Le 9 novembre 2022, à Toulon, le président français Emmanuel Macron a annoncé la fin officielle de l’opération antijihadiste Barkhane, lancée en 2014 au Sahel. Cette annonce est intervenue trois mois après le retrait des troupes françaises du Mali suite aux critiques croissantes des forces françaises de la part des autorités et de la population du pays.
On peut considérer que l’annonce de la fin de Barkhane après neuf ans de présence au Mali, est une sorte d’admission et de confirmation de l’échec de cette intervention française. Par ailleurs, de nombreux faits indiquent que l’objectif principal de cette opération militaire « de lutte contre la menace terroriste » était tout le contraire, à savoir la propagation de cette menace et le maintien d’une situation d’instabilité dans la région. Ainsi, Paris envisageait de maintenir son dispositif militaire dans la région de ses anciennes colonies, riche en ressources naturelles. La France a été maintes fois reprochée et accusée d’exploiter les ressources naturelles des pays africains pour son propre enrichissement.
De nombreux indices confirment que l’opération Barkhane a entraîné la propagation du jihadisme dans la région. Depuis l’intervention française en janvier 2013 avec l’opération Serval, devenue l’opération Barkhane en août 2014, le terrorisme qui couvrait le Nord du Mali en 2012 s’est étendu vers le Centre en 2015, puis s’est propagé sur la quasi-totalité du territoire du pays, à près de 80%. Les violences jihadistes se sont également propagées au Burkina Faso et au Niger voisins, malgré la présence des forces françaises.
Les civils sont les premières victimes de ces conflits. Cette année, les affrontements entre les groupes armés se sont multipliés, provoquant de nouveaux déplacements de population dans le Centre et dans le nord-est du Mali.

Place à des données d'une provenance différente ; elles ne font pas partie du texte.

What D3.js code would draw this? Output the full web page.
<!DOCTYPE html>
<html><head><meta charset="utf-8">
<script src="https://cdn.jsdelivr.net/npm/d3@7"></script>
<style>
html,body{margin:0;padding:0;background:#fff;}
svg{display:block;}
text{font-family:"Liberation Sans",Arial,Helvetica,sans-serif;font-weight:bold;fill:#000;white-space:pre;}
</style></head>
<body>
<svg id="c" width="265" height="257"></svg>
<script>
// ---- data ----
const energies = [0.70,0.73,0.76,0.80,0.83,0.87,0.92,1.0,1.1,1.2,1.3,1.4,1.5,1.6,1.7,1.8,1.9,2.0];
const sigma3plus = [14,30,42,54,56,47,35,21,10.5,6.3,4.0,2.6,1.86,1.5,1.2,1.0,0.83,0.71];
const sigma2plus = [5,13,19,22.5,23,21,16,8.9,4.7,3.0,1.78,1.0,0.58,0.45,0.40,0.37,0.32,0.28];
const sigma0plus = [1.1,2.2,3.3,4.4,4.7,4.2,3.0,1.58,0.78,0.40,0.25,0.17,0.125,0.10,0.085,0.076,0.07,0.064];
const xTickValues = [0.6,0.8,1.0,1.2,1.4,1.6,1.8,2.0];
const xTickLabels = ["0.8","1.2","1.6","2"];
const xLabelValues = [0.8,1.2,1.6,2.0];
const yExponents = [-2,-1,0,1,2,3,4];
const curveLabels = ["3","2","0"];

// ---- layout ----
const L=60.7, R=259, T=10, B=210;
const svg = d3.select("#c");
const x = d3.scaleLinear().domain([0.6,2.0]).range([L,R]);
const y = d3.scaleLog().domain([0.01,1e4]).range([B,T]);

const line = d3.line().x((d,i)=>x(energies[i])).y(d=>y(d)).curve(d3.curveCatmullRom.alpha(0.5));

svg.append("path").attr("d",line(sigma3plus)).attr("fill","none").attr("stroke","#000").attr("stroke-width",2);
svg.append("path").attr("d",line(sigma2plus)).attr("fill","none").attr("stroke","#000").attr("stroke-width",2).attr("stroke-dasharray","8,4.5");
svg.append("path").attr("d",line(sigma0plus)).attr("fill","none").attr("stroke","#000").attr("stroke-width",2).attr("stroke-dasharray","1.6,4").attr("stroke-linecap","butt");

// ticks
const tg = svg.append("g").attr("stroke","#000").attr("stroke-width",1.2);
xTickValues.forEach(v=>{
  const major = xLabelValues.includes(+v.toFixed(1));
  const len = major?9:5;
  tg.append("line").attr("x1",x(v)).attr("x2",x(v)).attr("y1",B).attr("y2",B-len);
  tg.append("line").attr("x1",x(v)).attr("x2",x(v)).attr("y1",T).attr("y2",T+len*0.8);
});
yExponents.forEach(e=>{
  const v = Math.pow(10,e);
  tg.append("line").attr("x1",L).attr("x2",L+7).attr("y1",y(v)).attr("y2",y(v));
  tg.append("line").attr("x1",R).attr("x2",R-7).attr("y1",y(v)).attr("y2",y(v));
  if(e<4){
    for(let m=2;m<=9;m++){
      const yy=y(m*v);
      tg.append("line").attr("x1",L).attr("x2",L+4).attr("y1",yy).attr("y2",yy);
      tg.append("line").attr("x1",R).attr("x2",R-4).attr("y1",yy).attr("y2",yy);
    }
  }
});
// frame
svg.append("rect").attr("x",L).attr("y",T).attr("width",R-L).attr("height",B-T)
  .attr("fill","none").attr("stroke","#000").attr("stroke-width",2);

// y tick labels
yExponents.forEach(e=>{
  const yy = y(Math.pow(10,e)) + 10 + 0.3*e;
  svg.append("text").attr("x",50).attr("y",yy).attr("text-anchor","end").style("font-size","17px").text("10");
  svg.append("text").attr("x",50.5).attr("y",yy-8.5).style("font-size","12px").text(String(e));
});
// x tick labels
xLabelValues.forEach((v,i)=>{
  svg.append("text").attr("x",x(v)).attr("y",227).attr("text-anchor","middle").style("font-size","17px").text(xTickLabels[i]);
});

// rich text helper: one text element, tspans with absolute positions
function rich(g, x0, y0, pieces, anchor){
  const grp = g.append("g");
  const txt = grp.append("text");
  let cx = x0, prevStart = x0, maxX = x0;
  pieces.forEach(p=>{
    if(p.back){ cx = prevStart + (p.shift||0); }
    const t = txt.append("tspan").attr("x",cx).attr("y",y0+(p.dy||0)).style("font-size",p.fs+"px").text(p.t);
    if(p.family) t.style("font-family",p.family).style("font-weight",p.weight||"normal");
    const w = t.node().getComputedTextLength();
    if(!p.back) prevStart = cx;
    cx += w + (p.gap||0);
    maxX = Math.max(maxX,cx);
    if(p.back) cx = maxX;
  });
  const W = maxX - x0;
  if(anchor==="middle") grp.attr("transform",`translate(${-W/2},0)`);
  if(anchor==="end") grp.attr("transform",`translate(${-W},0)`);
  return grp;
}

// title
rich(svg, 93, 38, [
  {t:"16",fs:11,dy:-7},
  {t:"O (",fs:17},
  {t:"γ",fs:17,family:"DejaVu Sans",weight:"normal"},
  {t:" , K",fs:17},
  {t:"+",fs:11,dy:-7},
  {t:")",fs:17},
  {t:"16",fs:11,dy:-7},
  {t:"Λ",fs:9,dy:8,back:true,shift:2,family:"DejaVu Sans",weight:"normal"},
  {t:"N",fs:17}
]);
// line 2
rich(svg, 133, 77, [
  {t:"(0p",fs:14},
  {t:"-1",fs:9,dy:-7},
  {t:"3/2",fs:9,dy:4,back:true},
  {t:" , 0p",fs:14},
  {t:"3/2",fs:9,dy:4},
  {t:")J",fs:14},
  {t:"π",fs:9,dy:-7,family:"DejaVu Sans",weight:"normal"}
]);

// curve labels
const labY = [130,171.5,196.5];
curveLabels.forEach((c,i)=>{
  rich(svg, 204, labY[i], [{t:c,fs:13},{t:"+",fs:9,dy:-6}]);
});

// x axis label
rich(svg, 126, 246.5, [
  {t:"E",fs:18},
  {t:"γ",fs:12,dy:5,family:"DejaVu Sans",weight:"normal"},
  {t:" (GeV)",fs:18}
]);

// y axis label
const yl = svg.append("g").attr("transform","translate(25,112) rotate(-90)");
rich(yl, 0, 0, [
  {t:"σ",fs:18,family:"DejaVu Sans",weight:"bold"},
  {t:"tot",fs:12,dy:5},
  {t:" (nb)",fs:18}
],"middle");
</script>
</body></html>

Plus de 400 000 personnes se sont désormais déplacées à l’intérieur du pays, en raison de la détérioration de la situation.
Le nombre de civils victimes des groupes armés augmentait chaque année de présence des forces françaises Barkhane dans la région. En 2019, au Mali, au Burkina Faso et au Niger, 2440 décès dus à cette violence ont été enregistrés, contre 770 décès en 2016. Au Mali, 2019 a été l’année la plus mortelle pour les civils depuis le début du conflit, au moins 456 civils ont été tués, et des centaines d’autres blessés dans le centre du Mali. En 2021, dans le Sahel, 2021 civils ont été victimes des violences jihadistes. Quant à 2022, plus de 2 000 civils ont été tués au Mali, au Niger et au Burkina Faso depuis le début de l’année. Les données exactes sur les victimes civiles sont difficiles à réunir. Cependant, on peut affirmer que plus de 8 000 personnes, pour la plupart des civils, ont été tuées au Mali, au Niger et au Burkina Faso depuis 2013, marqué par le début de l’intervention française dans la région.

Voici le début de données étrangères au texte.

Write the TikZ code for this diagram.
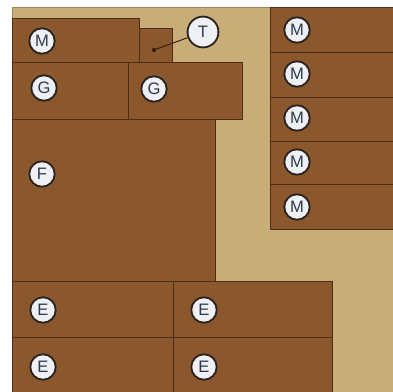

Avec l’annonce par Macron, le 17 février 2022, du retrait des forces françaises Barkhane du Mali et de leur redéploiement au Niger voisin, la situation sécuritaire ne cessait de se dégrader, la violence terroriste s’est accrue, le nombre d’attaques contre l’armée malienne et contre des civils a augmenté. Cette recrudescence des attaques de groupes armés terroristes, contre lesquels les Forces armées maliennes (FAMa) luttent activement, est liée au fait que la France, poussée hors du Mali pour inefficacité, coopère avec des groupes armés afin de déstabiliser la situation au Mali.
Le 16 août, au lendemain du retrait définitif du dernier contingent de Barkhane, le Mali a déposé une plainte auprès du Conseil de sécurité de l’ONU contre les forces françaises, que les autorités maliennes accusent de violer régulièrement l’espace aérien du pays à des fins d’espionnage, de recueillir des renseignements au profit de groupes terroristes, fournir aux djihadistes des armes, des munitions et de l’argent, et coordonner des attaques contre l’armée malienne. Bamako a déclaré que les autorités du pays disposent de preuves irréfutables de ces crimes commis par les forces françaises au Mali.
L’analyste militaire, l’expert Kassoum Sagara a analysé les résultats de l’intervention militaire des forces françaises dans la région du Sahel et a déclaré que la présence dans la région de missions étrangères, comme Barkhane, ne contribue pas du tout à stabiliser la situation, mais au contraire, ne fait qu’augmenter le risque de propagation du terrorisme à travers le continent. Neuf ans de présence de militaires internationaux pour appuyer les FAMa n’ont pas permis de venir à bout des groupes djihadistes dans le Nord et le Centre du Mali.
Après avoir annoncé la fin de l’opération Barkhane, le président français Macron a également annoncé une « nouvelle stratégie » en Afrique. Selon Macron cette annonce sera sans conséquences sur le dispositif militaire français dans la région. Actuellement, 3 000 militaires français restent déployés au Niger, au Tchad et au Burkina Faso. Faut-il s’attendre à ce que cette « nouvelle stratégie » ne soit qu’une couverture pour la poursuite de la déstabilisation du Sahel par Paris ?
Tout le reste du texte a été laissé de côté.